WORK REQUIRED » In the data below, locate the line containing "Recreate this image" and the line containing "rectangle (1094, 1241);", then retype both and everything between them exactly. Pictures are not part of the copy.

* * * * * * * * *

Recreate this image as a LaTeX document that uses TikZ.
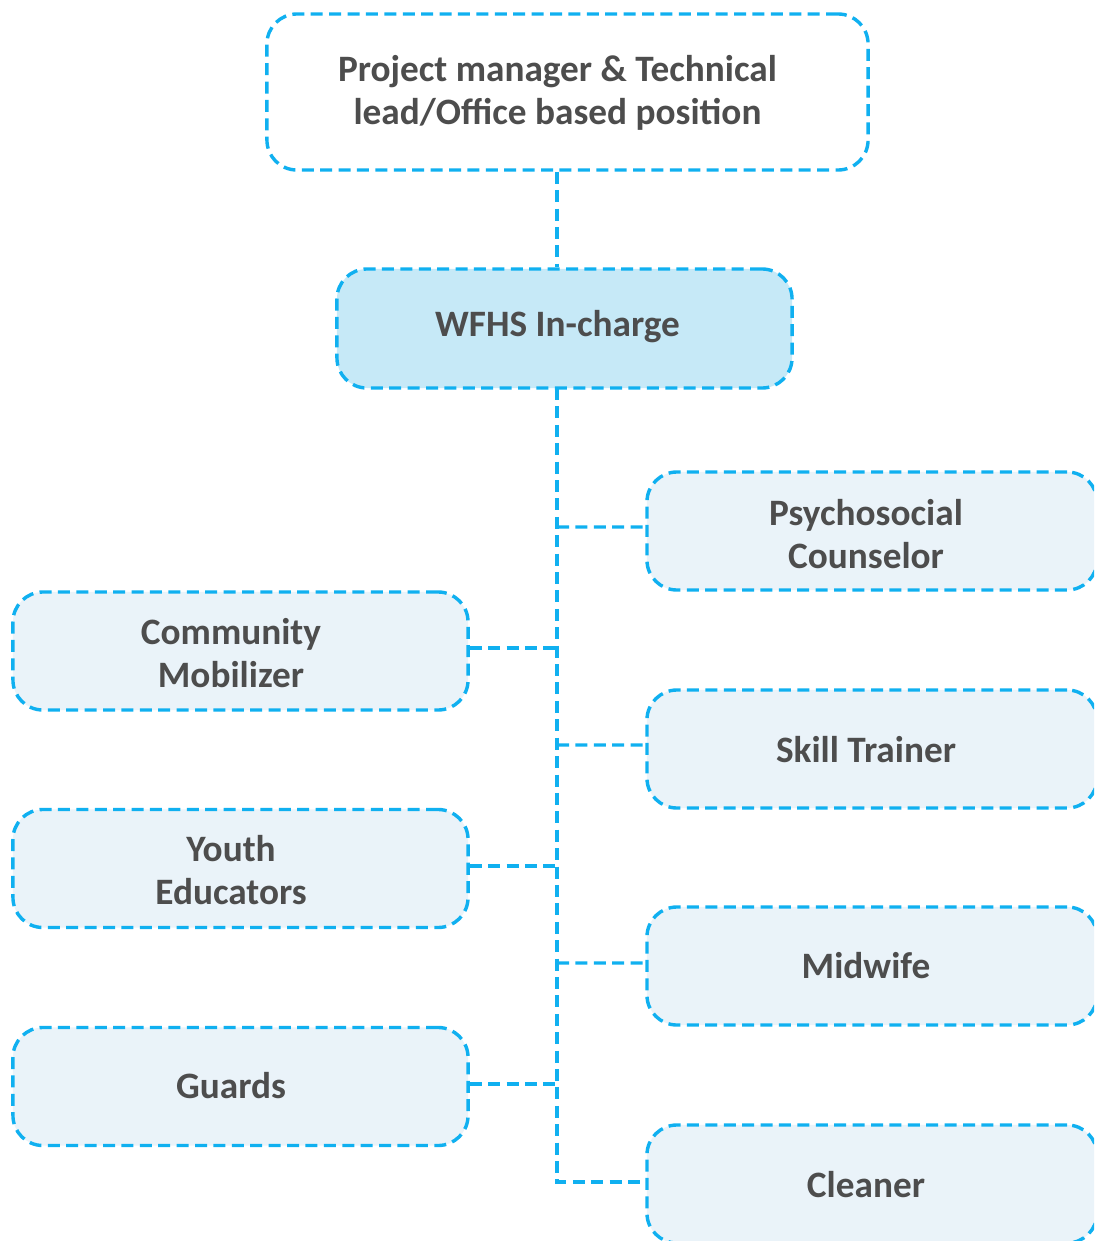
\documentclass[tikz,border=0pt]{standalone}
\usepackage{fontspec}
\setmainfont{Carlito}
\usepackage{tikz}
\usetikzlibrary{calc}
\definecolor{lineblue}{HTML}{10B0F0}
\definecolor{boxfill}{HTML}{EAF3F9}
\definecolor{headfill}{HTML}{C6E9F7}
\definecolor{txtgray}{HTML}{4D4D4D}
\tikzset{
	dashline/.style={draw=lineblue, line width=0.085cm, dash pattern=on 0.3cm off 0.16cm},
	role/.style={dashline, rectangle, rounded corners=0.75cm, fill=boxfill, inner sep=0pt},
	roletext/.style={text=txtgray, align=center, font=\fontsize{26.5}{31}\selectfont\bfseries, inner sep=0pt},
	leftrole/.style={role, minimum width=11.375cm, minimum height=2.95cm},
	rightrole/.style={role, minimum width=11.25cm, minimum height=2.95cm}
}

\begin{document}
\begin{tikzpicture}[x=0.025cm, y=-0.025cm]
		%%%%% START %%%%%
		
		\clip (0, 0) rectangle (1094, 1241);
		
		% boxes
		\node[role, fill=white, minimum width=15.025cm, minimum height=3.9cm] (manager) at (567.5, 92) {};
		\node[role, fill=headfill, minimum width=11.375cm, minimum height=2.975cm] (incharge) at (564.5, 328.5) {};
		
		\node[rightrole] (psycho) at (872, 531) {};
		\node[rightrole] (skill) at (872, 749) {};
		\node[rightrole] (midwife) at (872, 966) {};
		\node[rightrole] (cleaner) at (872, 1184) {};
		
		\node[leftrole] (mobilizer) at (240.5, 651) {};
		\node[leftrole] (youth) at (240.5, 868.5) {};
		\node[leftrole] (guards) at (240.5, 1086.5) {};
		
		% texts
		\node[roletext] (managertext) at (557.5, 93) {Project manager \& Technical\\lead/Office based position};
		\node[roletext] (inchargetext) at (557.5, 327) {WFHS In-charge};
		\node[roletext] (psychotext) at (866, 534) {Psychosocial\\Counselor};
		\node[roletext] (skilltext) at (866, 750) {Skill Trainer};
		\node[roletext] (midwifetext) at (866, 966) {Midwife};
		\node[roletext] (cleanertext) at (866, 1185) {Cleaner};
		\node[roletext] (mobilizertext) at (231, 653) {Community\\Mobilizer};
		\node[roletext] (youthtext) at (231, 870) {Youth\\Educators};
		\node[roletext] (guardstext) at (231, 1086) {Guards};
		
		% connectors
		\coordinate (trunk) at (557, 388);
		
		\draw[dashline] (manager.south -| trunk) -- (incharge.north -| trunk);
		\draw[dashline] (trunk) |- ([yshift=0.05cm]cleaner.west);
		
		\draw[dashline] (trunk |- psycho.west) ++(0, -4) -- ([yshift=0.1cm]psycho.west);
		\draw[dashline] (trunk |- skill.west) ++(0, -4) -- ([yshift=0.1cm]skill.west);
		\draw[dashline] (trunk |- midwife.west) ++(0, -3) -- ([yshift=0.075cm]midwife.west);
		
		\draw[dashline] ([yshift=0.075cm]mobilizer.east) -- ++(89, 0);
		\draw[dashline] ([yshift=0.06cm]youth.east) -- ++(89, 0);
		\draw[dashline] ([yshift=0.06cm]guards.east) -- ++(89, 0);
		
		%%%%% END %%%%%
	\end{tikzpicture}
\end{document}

* * * * * * * * *

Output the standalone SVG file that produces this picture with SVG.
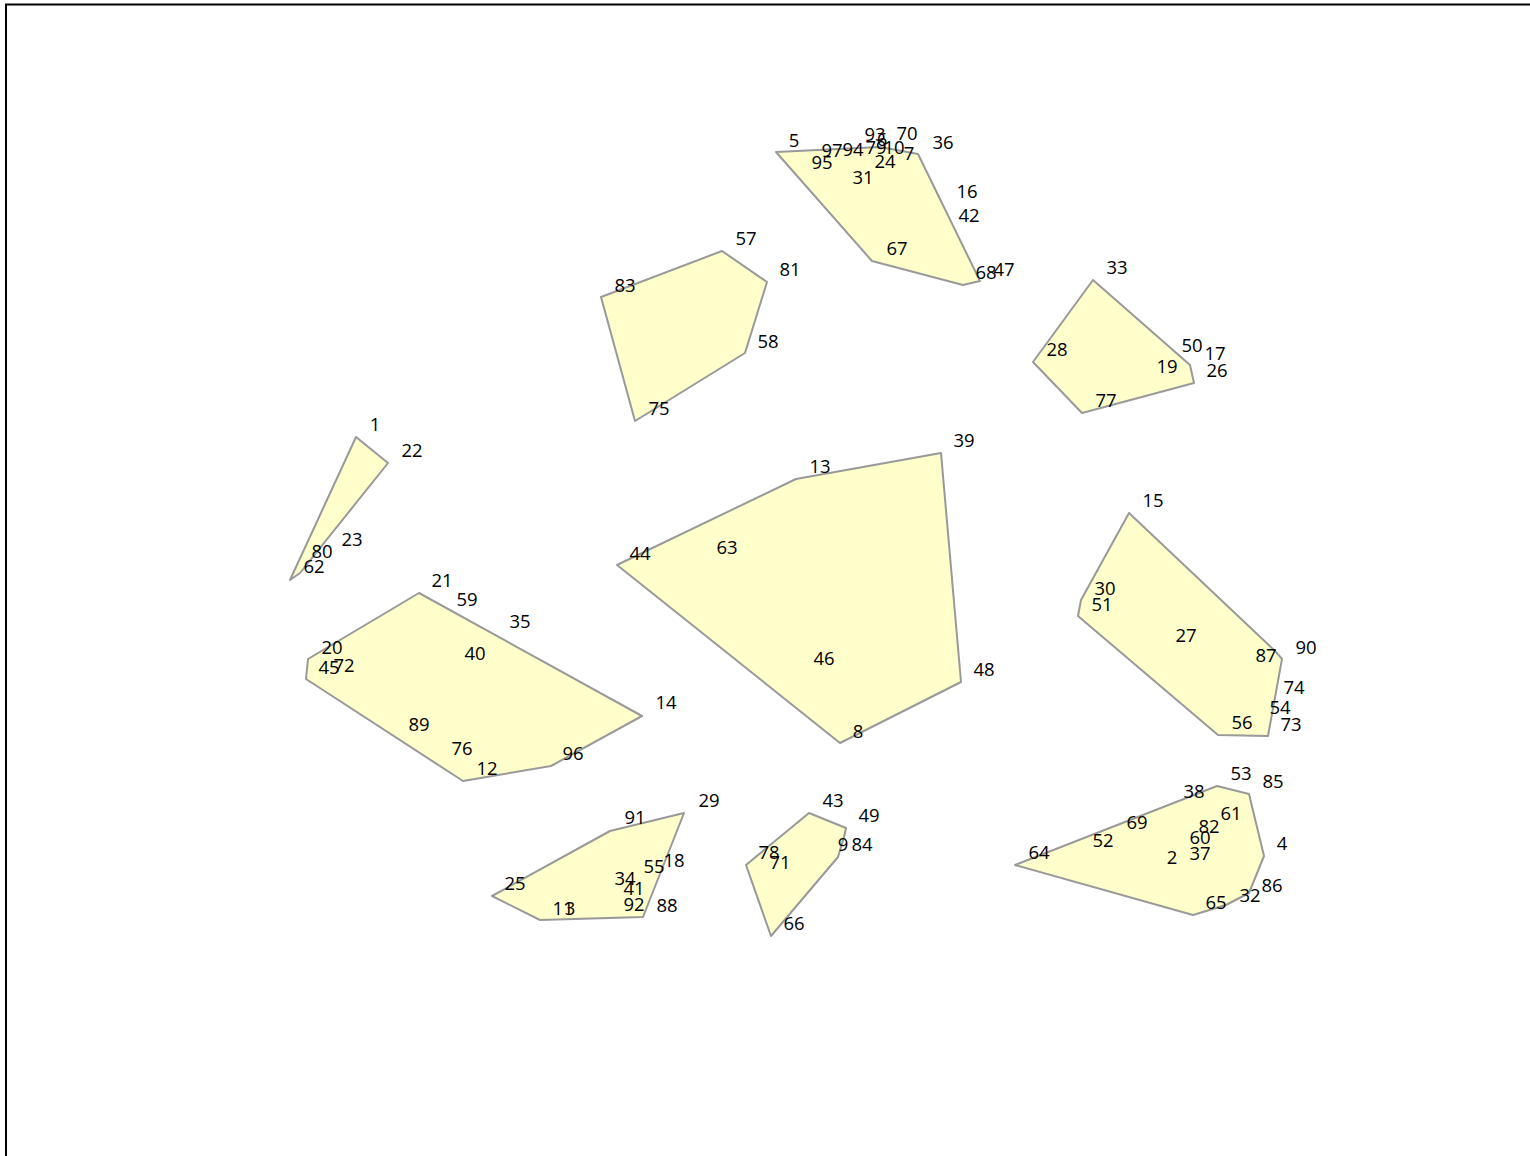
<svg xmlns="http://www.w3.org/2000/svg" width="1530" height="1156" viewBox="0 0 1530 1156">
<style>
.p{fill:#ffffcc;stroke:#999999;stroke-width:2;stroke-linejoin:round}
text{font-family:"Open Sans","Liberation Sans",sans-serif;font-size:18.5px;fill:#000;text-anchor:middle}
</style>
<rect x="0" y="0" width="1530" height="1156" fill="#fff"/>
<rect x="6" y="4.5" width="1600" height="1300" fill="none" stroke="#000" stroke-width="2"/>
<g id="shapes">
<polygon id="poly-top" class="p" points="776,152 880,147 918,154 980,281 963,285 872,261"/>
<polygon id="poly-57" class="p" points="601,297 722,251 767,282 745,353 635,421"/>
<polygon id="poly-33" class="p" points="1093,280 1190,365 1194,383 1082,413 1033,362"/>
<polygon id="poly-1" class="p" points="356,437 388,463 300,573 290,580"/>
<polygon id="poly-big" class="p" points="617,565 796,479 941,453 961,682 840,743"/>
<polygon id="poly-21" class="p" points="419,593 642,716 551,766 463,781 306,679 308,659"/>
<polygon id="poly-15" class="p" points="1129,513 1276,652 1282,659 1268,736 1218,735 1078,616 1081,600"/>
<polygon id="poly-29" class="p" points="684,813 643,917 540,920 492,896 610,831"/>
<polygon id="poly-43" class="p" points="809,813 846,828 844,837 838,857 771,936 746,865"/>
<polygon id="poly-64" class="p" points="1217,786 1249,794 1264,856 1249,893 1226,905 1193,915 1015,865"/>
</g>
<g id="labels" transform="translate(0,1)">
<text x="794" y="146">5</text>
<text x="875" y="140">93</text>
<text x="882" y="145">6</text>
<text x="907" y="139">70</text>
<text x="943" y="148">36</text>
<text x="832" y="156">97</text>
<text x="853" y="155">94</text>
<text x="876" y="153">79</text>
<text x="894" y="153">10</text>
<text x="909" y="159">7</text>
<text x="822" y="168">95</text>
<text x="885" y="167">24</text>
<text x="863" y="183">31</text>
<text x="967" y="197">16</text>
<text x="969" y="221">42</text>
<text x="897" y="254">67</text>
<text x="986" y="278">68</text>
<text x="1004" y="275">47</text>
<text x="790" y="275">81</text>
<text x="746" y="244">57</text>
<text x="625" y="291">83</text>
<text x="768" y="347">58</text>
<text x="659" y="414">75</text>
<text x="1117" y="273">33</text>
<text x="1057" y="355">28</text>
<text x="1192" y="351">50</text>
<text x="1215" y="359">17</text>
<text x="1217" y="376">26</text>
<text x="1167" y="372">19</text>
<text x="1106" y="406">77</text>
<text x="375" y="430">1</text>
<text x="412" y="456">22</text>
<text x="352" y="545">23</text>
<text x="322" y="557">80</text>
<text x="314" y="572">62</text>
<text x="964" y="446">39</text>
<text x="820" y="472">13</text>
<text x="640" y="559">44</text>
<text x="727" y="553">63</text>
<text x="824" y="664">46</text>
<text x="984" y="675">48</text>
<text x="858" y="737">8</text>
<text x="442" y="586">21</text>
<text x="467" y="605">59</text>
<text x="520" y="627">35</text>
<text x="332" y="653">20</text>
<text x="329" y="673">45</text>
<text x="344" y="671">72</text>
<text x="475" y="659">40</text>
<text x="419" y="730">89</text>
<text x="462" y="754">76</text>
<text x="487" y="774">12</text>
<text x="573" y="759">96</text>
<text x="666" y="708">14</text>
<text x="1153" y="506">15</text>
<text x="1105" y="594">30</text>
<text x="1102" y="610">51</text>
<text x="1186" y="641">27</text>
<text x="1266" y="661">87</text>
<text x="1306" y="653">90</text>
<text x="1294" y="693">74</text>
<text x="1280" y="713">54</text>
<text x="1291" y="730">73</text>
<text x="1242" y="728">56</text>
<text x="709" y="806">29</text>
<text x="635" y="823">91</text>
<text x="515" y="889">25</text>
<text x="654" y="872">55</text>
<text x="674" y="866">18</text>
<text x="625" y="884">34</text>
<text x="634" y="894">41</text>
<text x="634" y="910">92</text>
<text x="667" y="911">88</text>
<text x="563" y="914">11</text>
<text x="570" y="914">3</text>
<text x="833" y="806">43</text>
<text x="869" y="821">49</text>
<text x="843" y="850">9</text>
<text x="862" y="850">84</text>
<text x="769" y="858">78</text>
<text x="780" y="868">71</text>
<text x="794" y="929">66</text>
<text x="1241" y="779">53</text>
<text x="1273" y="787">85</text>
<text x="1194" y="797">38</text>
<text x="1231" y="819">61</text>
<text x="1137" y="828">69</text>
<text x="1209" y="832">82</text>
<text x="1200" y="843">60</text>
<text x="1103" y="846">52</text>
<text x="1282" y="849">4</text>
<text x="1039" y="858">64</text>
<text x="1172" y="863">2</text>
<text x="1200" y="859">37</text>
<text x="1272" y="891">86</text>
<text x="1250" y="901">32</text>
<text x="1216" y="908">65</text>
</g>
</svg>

* * * * * * * * *

EXERCISE ANSWER »
Recreate this image as a LaTeX document that uses TikZ.
\documentclass[tikz,border=0pt]{standalone}
\usepackage{fontspec}
\setmainfont{Carlito}
\usepackage{tikz}
\usetikzlibrary{calc}
\definecolor{lineblue}{HTML}{10B0F0}
\definecolor{boxfill}{HTML}{EAF3F9}
\definecolor{headfill}{HTML}{C6E9F7}
\definecolor{txtgray}{HTML}{4D4D4D}
\tikzset{
	dashline/.style={draw=lineblue, line width=0.085cm, dash pattern=on 0.3cm off 0.16cm},
	role/.style={dashline, rectangle, rounded corners=0.75cm, fill=boxfill, inner sep=0pt},
	roletext/.style={text=txtgray, align=center, font=\fontsize{26.5}{31}\selectfont\bfseries, inner sep=0pt},
	leftrole/.style={role, minimum width=11.375cm, minimum height=2.95cm},
	rightrole/.style={role, minimum width=11.25cm, minimum height=2.95cm}
}

\begin{document}
\begin{tikzpicture}[x=0.025cm, y=-0.025cm]
		%%%%% START %%%%%
		
		\clip (0, 0) rectangle (1094, 1241);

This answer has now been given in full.